ALL THE REAL GIRLS
# stars based on 4 stars: 3 Reviewed by: Harvey Karten Sony Pictures Classics Directed by: David Gordon Green Written by: David Gordon Green, Paul Schneider Cast: Zooey Deschanel, Patricia Clarkson, Benjamin Mouton, Maurice Coompte, Danny McBride, Shea Wingham Screened at: SONY, NYC, 2/10/03
A former neighbor of mine in our building overlooking the Brooklyn Bridge is an urban woman if ever there was one. Talkative and opinionated, she often cooked meals for those confined to their apartments and drove folks to medical appointments when they had no one in their own families to do so. She inexplicably picked up and moved to a private house in a rural area of North Carolina just far enough from a college town to make such a trip a chore. Who can figure what makes people tick? The southern part of the nation may be appealing to big city folks if you're talking New Orleans, but what can a town with a population of 858 offer to an ex New Yorker?
Not much, according to David Gordon Green, whose portrait of a North Carolina mill town finds the young men hanging out around junk yards and fiddling with their old cars or quaffing brew in a bar that's not likely to book a performance with Dolly Parton. The folks around these parts are under-educated and lacking in dreams, but one twenty-two year old, Paul (Paul Schneider), boasts sleeping with twenty-six women, though he's the sort who'd probably swear to the one girl he really likes that "they didn't mean a thing to him."
And that's more or less what Paul 'fesses up to when he meets Noel (Zooey Deschanel), just in from a spell at a boarding school, who will probably never go further in her education but whose life turns around when she meets Paul. Not so eager to further the relationship is Tip (Shea Wingham), Noel's sister, who is quite aware of Paul's reputation and wants no part of his influence for his kid sib. Little does Tip know that Paul has finally met someone he has no urge to take advantage of, actually shy in the presence of a virgin.

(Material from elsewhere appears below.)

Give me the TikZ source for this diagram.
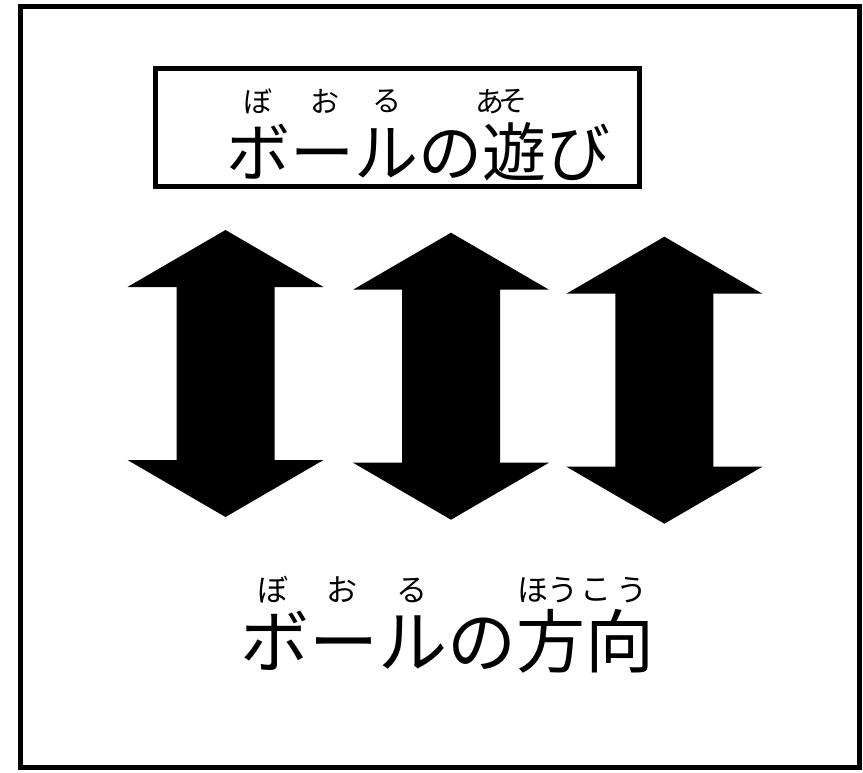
\documentclass[tikz,border=0pt]{standalone}
\usepackage{fontspec}
\newfontfamily\jp{Noto Sans CJK JP}
\begin{document}
\begin{tikzpicture}[x=1pt,y=-1pt,
  frame/.style={draw=black,line width=5pt},
  bigtext/.style={inner sep=0pt,font=\jp\fontsize{64}{64}\selectfont},
  bigtextb/.style={inner sep=0pt,font=\jp\fontsize{69}{69}\selectfont},
  rubytop/.style={inner sep=0pt,font=\jp\fontsize{29}{29}\selectfont},
  rubybot/.style={inner sep=0pt,font=\jp\fontsize{31}{31}\selectfont},
  dblarrow/.pic={
    \fill[black] (0,0) -- (98,57) -- (49,57) -- (49,230) -- (98,230) -- (0,287)
      -- (-98,230) -- (-49,230) -- (-49,57) -- (-98,57) -- cycle;
  }]
\useasboundingbox (0,0) rectangle (863,772);
\fill[white] (0,0) rectangle (863,772);
% outer frame
\draw[frame] (20,6) rectangle (859.5,767);
% title box
\draw[frame] (155,68.5) rectangle (639,186);
\node[bigtext] (title) at (418.3,151.5) {ボールの遊び};
\node[rubytop] (t1) at (257.5,101.5) {ぼ};
\node[rubytop] (t2) at (325,101.5) {お};
\node[rubytop] (t3) at (386.5,101.5) {る};
\node[rubytop] (t4) at (490,101.5) {あ};
\node[rubytop] (t5) at (513,101.5) {そ};
% arrows
\pic at (225.5,230) {dblarrow};
\pic at (451,232.7) {dblarrow};
\pic at (664.4,236.7) {dblarrow};
% bottom caption
\node[bigtextb] (caption) at (447.8,641.5) {ボールの方向};
\node[rubybot] (b1) at (273,590) {ぼ};
\node[rubybot] (b2) at (341.5,590) {お};
\node[rubybot] (b3) at (411.5,590) {る};
\node[rubybot] (b4) at (532.5,590) {ほ};
\node[rubybot] (b5) at (562.5,590) {う};
\node[rubybot] (b6) at (596,590) {こ};
\node[rubybot] (b7) at (632,590) {う};
\end{tikzpicture}
\end{document}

From the director whose "George Washington" was a hit of the festival circuit, David Gordon Green's new feature could confirm the belief that towns like this one are simply places to pass through if you're taking the scenic route from New York to Miami Beach. From the way he portrays these twenty-somethings, who probably could not begin to imagine the youth scene at New York's Odeon, there just may be something about the place that keeps them there, perhaps their immaturity: after all Paul's own mother, Elvira (Patricia Clarkson), slaps the kid twice, exasperated by his irresponsible ways.
Though the conclusion is open-ended, we do get to care about Paul, though maybe not as much as does his major squeeze Noel. In a tale that's awfully slow-moving, the major reason to see the movie is Zooey Deschanel, my vote for best supporting actress as Cheryl in Miguel Arteta's "The Good Girl." In that pic, Deschanel is the heavily made-up, sardonic and creative announcer of sales at the Rodeo supermarket's microphone and while I'd prefer to see her in similar guises, she turns in an impressive performance as an excitable woman frustrated at the puerile nature of her first love.